Parlons chiffres d'ailleurs : au début de son second mandat, Jacques Chirac promettait le retour à l'équilibre des finances publiques pour 2007. Son Premier ministre Dominique de Villepin recula la barre à 2010. En début de mandat, Nicolas Sarkozy parlait de 2012. Cette dernière date étant dangereuse (elle correspond à la prochaine campagne présidentielle, or de mémoire d'homme, on n'a jamais vu une réduction des déficits lors des grandes échéances électorales) elle est maintenant repoussée à 2013. D'ici là on aura oublié, et puis de toute façon ce sera un nouveau mandat, de nouvelles promesses (et peut être même un nouveau président, on peut rêver). Bref selon le fameux axiome : "les promesses n'engagent que ceux qui les écoutent", il faut donc conclure de tout cela que lorsqu'un politicien annonce quelque chose, il y a deux hypothèses:
- il est idiot (il devrait savoir qu'il n'en fera rien)

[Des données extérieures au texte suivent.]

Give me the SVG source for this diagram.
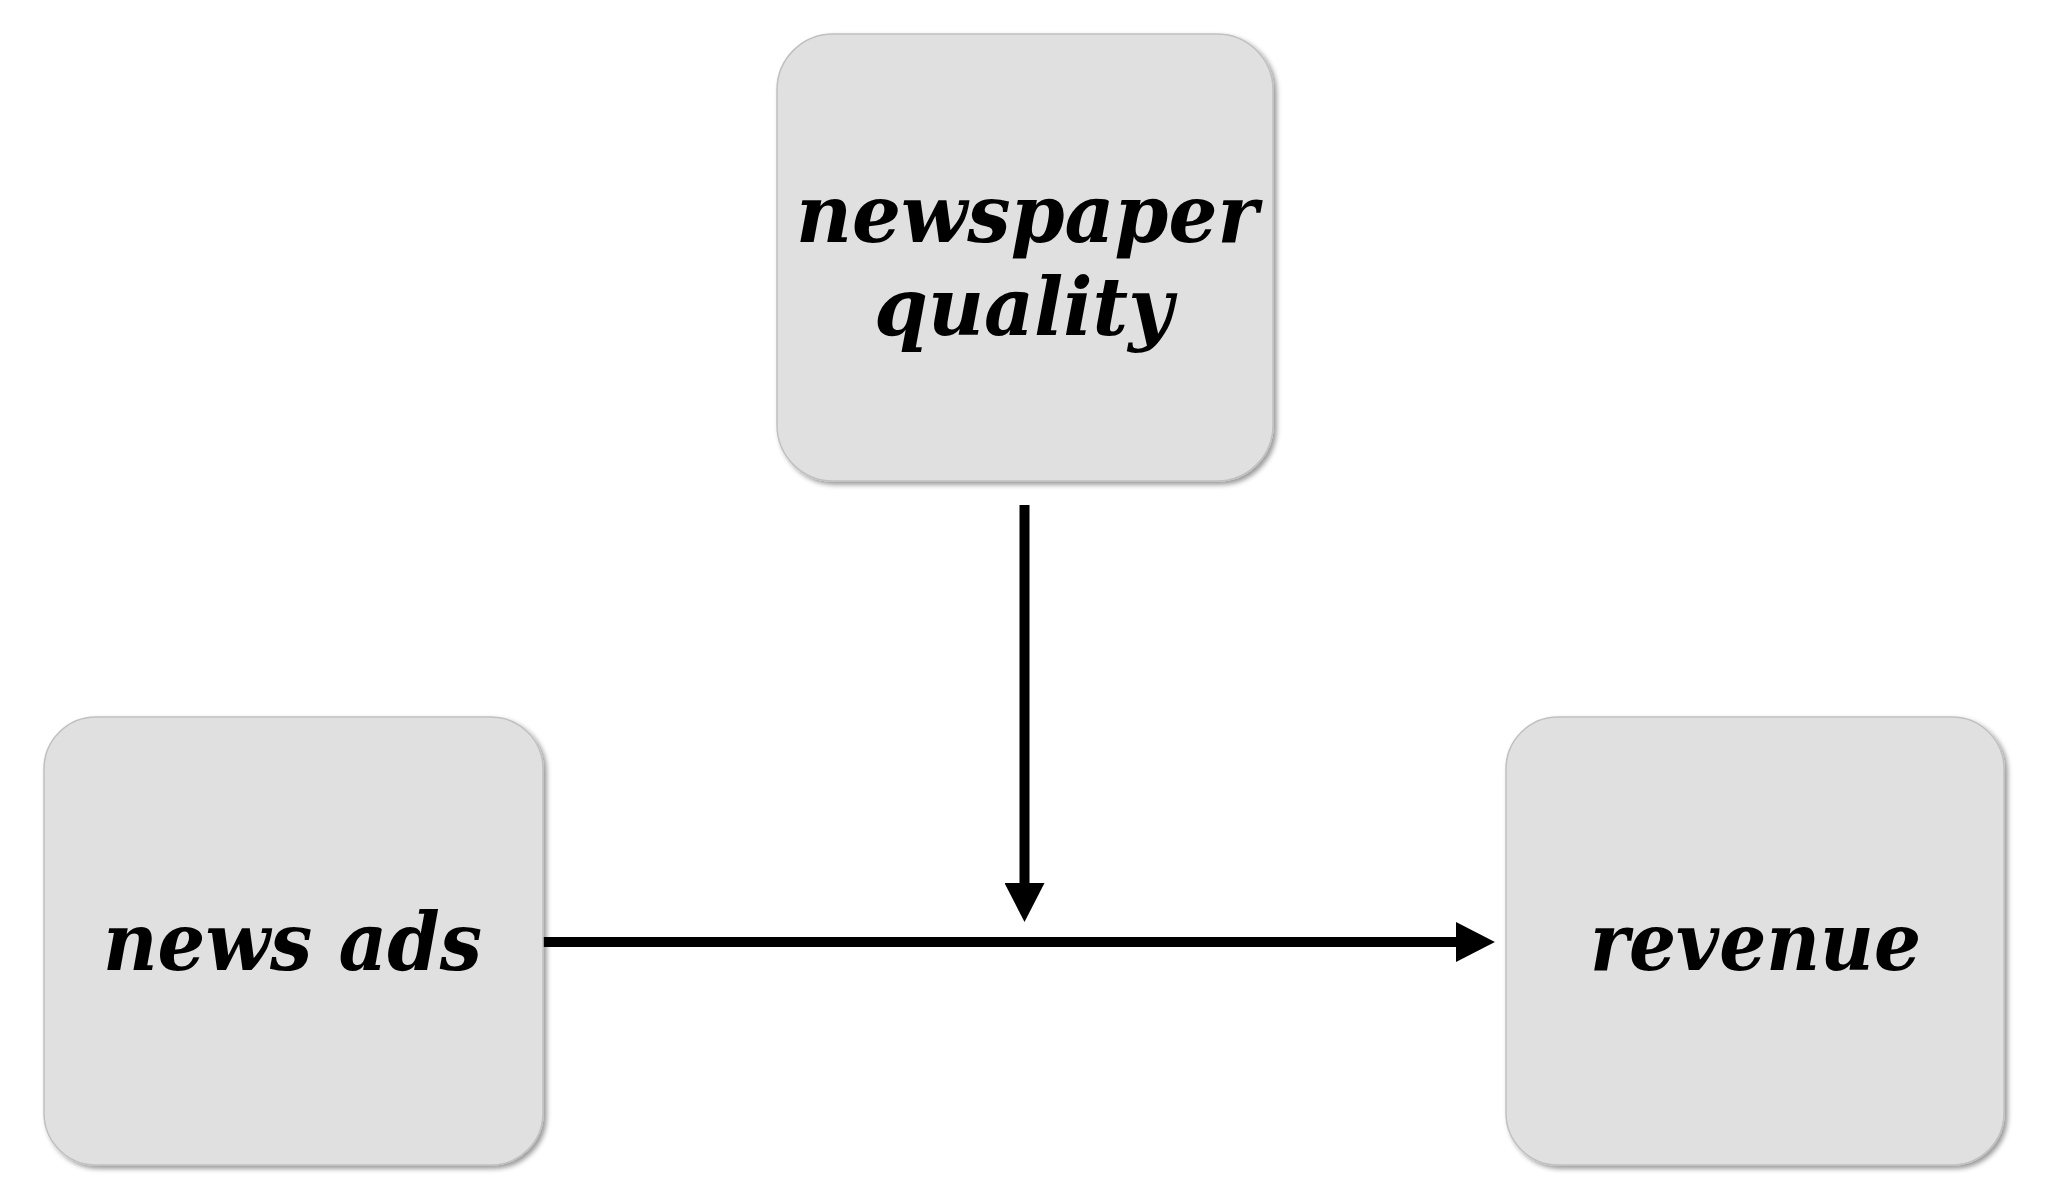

- il vous prend pour un crétin.
Et cela m'inquiète. A force de déguiser les chiffres, de pratiquer la langue de bois, de mentir au citoyen, l'électeur va finir par préférer l'original à la copie. Quand l'homme de parti dit "responsable" (gloups) se croit supérieur et prend ses interlocuteurs pour des ignares, l'extrémiste a le mérite de jouer le jeu de la séduction, de faire savoir que franchement, si vous le rejoignez au moins vous savez pourquoi car c'est lui l'idiot. Et je ne peux que m'associer à 100% aux propos de Jean-Francois Kahn, invité de Parlons net ! (club de la presse d'Internet), pour qui réside là le plus grand danger (n'hésitez pas à regarder au moins les 3 premières minutes, cela donne le ton).
A continuer ainsi, j'en ai peur, si la présidentielle 2002 fut celle de Le Pen, celle de 2012 sera à coup sur celle de Besancenot. Et Nicolas Baverez pourra cette fois ci titrer enfin à juste titre sur la France qui tombe (quant à moi j'en ai marre de voter un coup sur deux uniquement pour faire barrage aux extrèmes !).
[1] Comme en France d'ailleurs, ce qui relativise la portée des politiques des deux pays sur la période.